__Aim of the exercise__
Each line containing the word "chart" must be collected.

__Information provided__

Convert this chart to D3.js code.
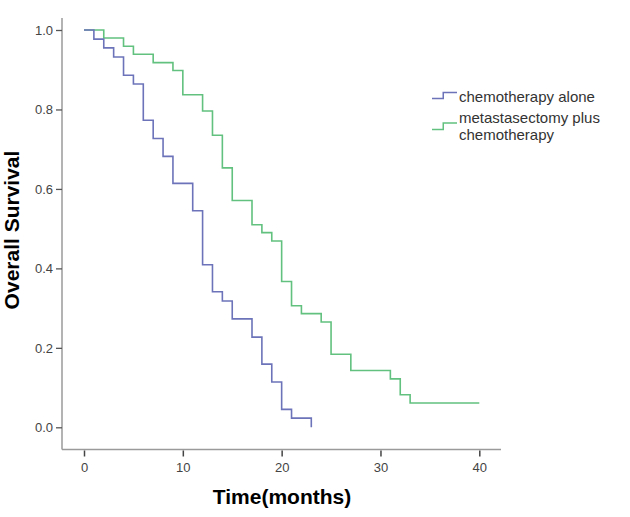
<!DOCTYPE html>
<html>
<head>
<meta charset="utf-8">
<script src="https://cdn.jsdelivr.net/npm/d3@7"></script>
<style>
  html, body { margin: 0; padding: 0; background: #fff; }
  svg { display: block; font-family: "Liberation Sans", Arial, sans-serif; }
</style>
</head>
<body>
<svg id="chart" width="630" height="517"></svg>
<script>
// ---- data ----
const seriesNames = ["chemotherapy alone", "metastasectomy plus chemotherapy"];
const legendLines = [["chemotherapy alone"], ["metastasectomy plus", "chemotherapy"]];
const chemoTimes = [0, 1, 2, 3, 4, 5, 6, 7, 8, 9, 11, 12, 13, 14, 15, 17, 18, 19, 20, 21, 23];
const chemoSurv  = [1.0, 0.977, 0.955, 0.932, 0.886, 0.864, 0.773, 0.727, 0.682, 0.614, 0.545, 0.409, 0.341, 0.318, 0.273, 0.227, 0.159, 0.114, 0.045, 0.023, 0.0];
const metaTimes = [0, 2, 4, 5, 7, 9, 10, 12, 13, 14, 15, 17, 18, 19, 20, 21, 22, 24, 25, 27, 31, 32, 33, 40];
const metaSurv  = [1.0, 0.980, 0.959, 0.939, 0.918, 0.898, 0.837, 0.796, 0.735, 0.653, 0.571, 0.510, 0.490, 0.469, 0.367, 0.306, 0.286, 0.265, 0.184, 0.143, 0.122, 0.082, 0.061, 0.061];
const xTicks = [0, 10, 20, 30, 40];
const yTicks = [0, 0.2, 0.4, 0.6, 0.8, 1.0];
const xTitle = "Time(months)";
const yTitle = "Overall Survival";
const colors = ["#6c73b9", "#62c17f"];

// ---- layout ----
const svg = d3.select("#chart");
const x = d3.scaleLinear().domain([0, 40]).range([84, 479.3]);
const y = d3.scaleLinear().domain([0, 1]).range([427.3, 30]);
const axisX = 62, axisY = 449.5;
const axisColor = "#9a9a9a";
const tickTextColor = "#444";

// axis domain lines
svg.append("line").attr("x1", axisX).attr("x2", axisX).attr("y1", 18).attr("y2", axisY)
  .attr("stroke", axisColor).attr("stroke-width", 1.5);
svg.append("line").attr("x1", axisX).attr("x2", 501).attr("y1", axisY).attr("y2", axisY)
  .attr("stroke", axisColor).attr("stroke-width", 1.5);

// y axis
const gy = svg.append("g").attr("transform", `translate(${axisX},0)`)
  .call(d3.axisLeft(y).tickValues(yTicks).tickFormat(d3.format(".1f")).tickSize(6).tickPadding(3));
gy.select(".domain").remove();
gy.selectAll(".tick line").attr("stroke", "#555").attr("stroke-width", 1.3);
gy.selectAll(".tick text").attr("fill", tickTextColor).style("font-size", "13px")
  .style("font-family", "'Liberation Sans', Arial, sans-serif");

// x axis
const gx = svg.append("g").attr("transform", `translate(0,${axisY + 1})`)
  .call(d3.axisBottom(x).tickValues(xTicks).tickFormat(d3.format("d")).tickSize(6).tickPadding(6));
gx.select(".domain").remove();
gx.selectAll(".tick line").attr("stroke", "#444").attr("stroke-width", 1.5);
gx.selectAll(".tick text").attr("fill", tickTextColor).style("font-size", "13px")
  .style("font-family", "'Liberation Sans', Arial, sans-serif");

// titles
svg.append("text").attr("x", 282).attr("y", 504).attr("text-anchor", "middle")
  .style("font-size", "21px").style("font-weight", "bold").attr("fill", "#000").text(xTitle);
svg.append("text").attr("transform", "translate(19,230) rotate(-90)").attr("text-anchor", "middle")
  .style("font-size", "21px").style("font-weight", "bold").attr("fill", "#000").text(yTitle);

// curves
const line = d3.line().x(d => x(d[0])).y(d => y(d[1])).curve(d3.curveStepAfter);
const chemo = chemoTimes.map((t, i) => [t, chemoSurv[i]]);
const meta = metaTimes.map((t, i) => [t, metaSurv[i]]);
svg.append("path").datum(meta).attr("d", line).attr("fill", "none")
  .attr("stroke", colors[1]).attr("stroke-width", 1.6);
svg.append("path").datum(chemo).attr("d", line).attr("fill", "none")
  .attr("stroke", colors[0]).attr("stroke-width", 1.6);

// legend
const legendIcon = [[0, 0], [0.45, 1], [1, 1]];
const lx = d3.scaleLinear().domain([0, 1]).range([432, 457]);
const iconLine = d3.line().x(d => lx(d[0])).curve(d3.curveStepAfter);
const legendY = [[98.5, 92.5], [129.5, 123]];
const legendTextY = [102, 123];
seriesNames.forEach((name, i) => {
  const ly = d3.scaleLinear().domain([0, 1]).range(legendY[i]);
  svg.append("path").datum(legendIcon)
    .attr("d", iconLine.y(d => ly(d[1])))
    .attr("fill", "none").attr("stroke", colors[i]).attr("stroke-width", 1.5);
  legendLines[i].forEach((txt, j) => {
    svg.append("text").attr("x", 459).attr("y", legendTextY[i] + j * 17)
      .style("font-size", "15px").attr("fill", "#333").text(txt);
  });
});
</script>
</body>
</html>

__Task response__
Convert this chart to D3.js code.
<svg id="chart" width="630" height="517"></svg>
const svg = d3.select("#chart");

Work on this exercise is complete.